Common Risk Points in Social Media Projects

Social media work repeats the same risk points across teams and platforms, especially when content volume increases.

Content approval

Feedback arrives late or in fragments. Someone assumes a post is approved. Someone else thinks it is still under review.

Version confusion

Multiple image, video, or audio files exist with no clear final version. This is common in short-form video and voice-based content.

Missed deadlines

A post depends on one small change that no one owns. The task stalls while the publish window passes.

Context loss

A new teammate or freelancer joins and has no idea why a decision was made. Previous feedback lives in chat, email, or comments on another tool.

These are process problems, not creative ones. Each one adds risk without adding value.

How Project Management Reduces Creative Risk

Project management lowers risk by keeping work and context together. Instead of spreading updates across tools, everything related to a deliverable lives in one place.

Many creative and social teams use Breeze for this reason. Tasks, comments, and files stay attached to the work itself. Ownership and due dates are visible without digging. This reduces guesswork and prevents silent delays.

The structure is straightforward:

  • One task equals one deliverable
  • One owner moves it forward
  • Feedback and files stay on the task
  • Status shows where the work stands

This setup supports fast-moving social campaigns, short-form video production, and ongoing content calendars without adding overhead.

Reducing Risk in Day-to-Day Social Media Work

Risk drops when teams apply simple habits consistently. Here are some quick tips to get started.

  1. Use a shared content calendar so everyone sees what is planned and when it goes live. This matters even more when working with video, audio, or voice content created using AI video tools or audio production workflows.
  2. Make ownership clear. Every post, asset, or caption should have one person responsible, even when several people contribute.
  3. Keep feedback close to the work. Comments should live with the task, not in side conversations or screenshots sent back and forth.
  4. Limit statuses. Draft, Review, Approved, Published covers most social media workflows. Extra steps slow things down and increase confusion.

These habits keep speed high without sacrificing control.

Why Simple Systems Work Better for Creative Teams

Creative teams succeed when tools stay out of the way. A simple system lowers risk because people actually use it. Tasks get updated. Files are attached. Status reflects reality. This matters even more for teams handling fast turnaround formats like short-form video, where timing, versions, and approvals need to stay aligned, especially when producing content for platforms discussed in short-form video creation workflows.

Complex systems often look powerful but fail in daily use. People avoid updating them. Context drifts. Risk increases quietly, especially when deadlines are tight and content volume is high. When updates take too long or require extra steps, teams fall back to chat and memory, which brings errors back into the process.

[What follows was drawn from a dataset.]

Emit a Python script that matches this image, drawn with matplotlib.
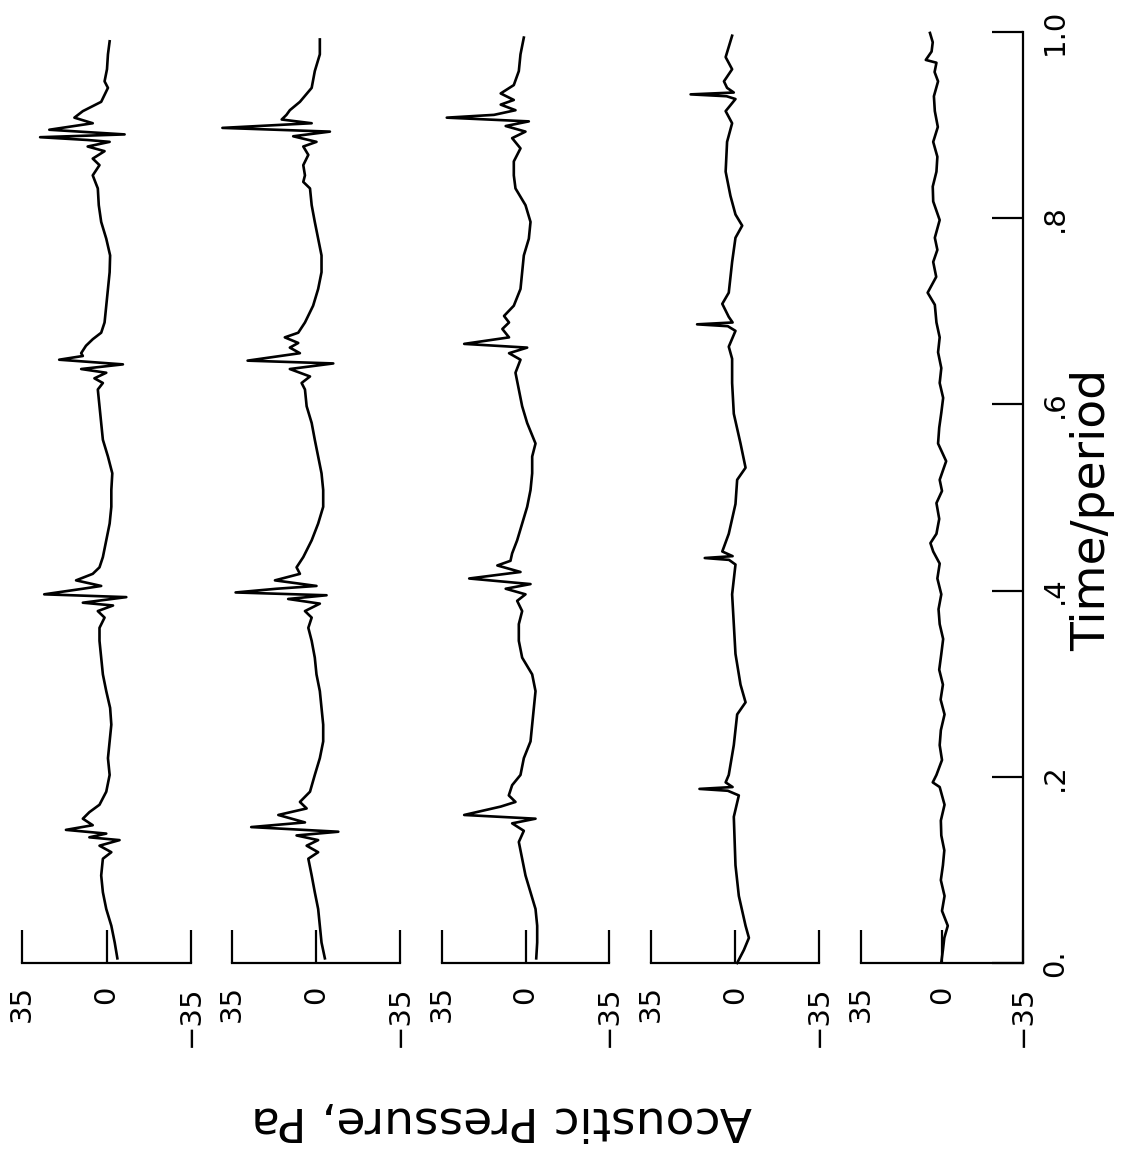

Simplicity supports speed. Speed supports accuracy. Accuracy reduces risk. This is why lightweight tools outperform heavy platforms for creative and social media work.

Conclusion

Reducing project risk in creative teams does not require a heavy process or strict control. It requires clarity. Clear ownership. Clear status. Clear context.

When work lives in one place and stays easy to update, teams spend less time fixing mistakes and more time creating. This is especially true for social media teams, where timing and accuracy matter every day.

If your current setup depends on memory, messages, or multiple tools, risk will keep creeping in. A simple approach to project management keeps work visible, decisions traceable, and delivery steady, without slowing creative momentum.